His appearances in which he made it to heads-up were:

- WSOP Champions — originally aired January 15–20, 2007 — Won heads-up against Chris Moneymaker
- Champions Week — originally aired June 11–16, 2007 — Lost heads-up against Joe Hachem
- World Champions — originally aired February 11–16, 2008 — Won heads-up against Phil Hellmuth
- International — originally aired February 25 – March 1, 2008 — Won heads-up against Patrik Antonius
- Dream Table III — originally aired March 23–27, 2009 — Won heads-up against Jennifer Tilly

===Other tournaments===
Chan won Bob Stupak's 1981 American Cup poker tournament. He defeated all 9 other players at the final table in less than an hour. As a result, Stupak gave Chan the nickname "the Orient Express".

Chan won the $10,000 No Limit Hold'em tournament at the America's Cup of Poker in consecutive years in 1982 and 1983.

Chan played in the 2004 and 2005 World Series of Poker Tournament of Champions events and the National Heads-Up Poker Championship in the same years.

As of 2025, his total live tournament winnings exceed $8,700,000.

== Personal life ==
In addition to playing poker, Chan owns a fast-food franchise in the Las Vegas Stratosphere Hotel and is a consultant for casinos and game makers. Chan has written for Card Player magazine. He appeared in the first (2006) and 2011 seasons of the GSN series High Stakes Poker.

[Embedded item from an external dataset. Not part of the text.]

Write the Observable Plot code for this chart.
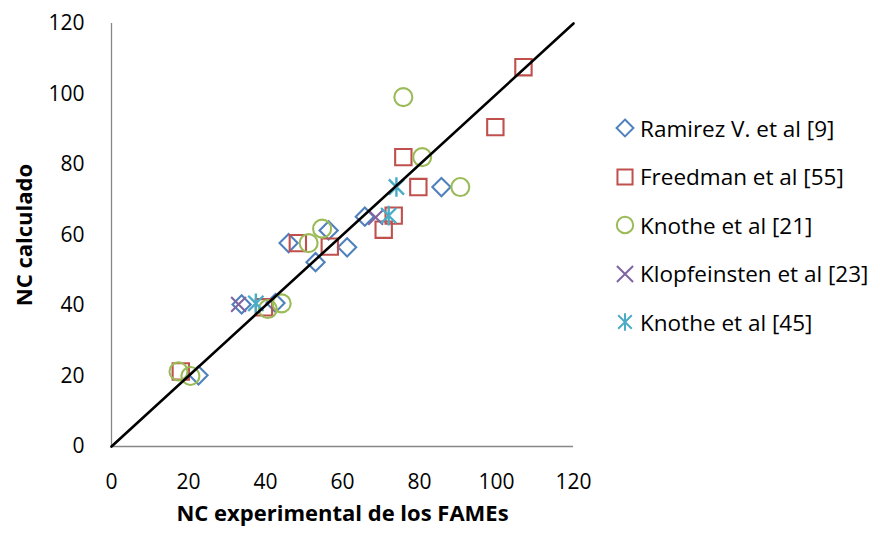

In 2005, Chan collaborated with Mark Karowe to release Play Poker Like Johnny Chan (ISBN 1-933074-48-5), an instructional book on several different types of poker. On November 28, 2006, the follow-up titled: Million Dollar Hold'em: Winning Big in Limit Cash Games (ISBN 1-58042-200-4), which focuses on limit hold'em strategy, was released.

In 2007, Chan launched an online poker room, ChanPokerOnline.com. It closed in August 2008.

Chan is a former smoker who also does not drink alcohol.

Chan wrote a regular article in the bi-monthly magazine Trader Monthly.

===In popular culture===
Johnny Chan portrayed himself in the 1998 film Rounders. In a flashback scene, Chan is bluffed out of a pot by the main character Mike McDermott (Matt Damon).

He also appeared in the 2009 Hong Kong movie Poker King as himself.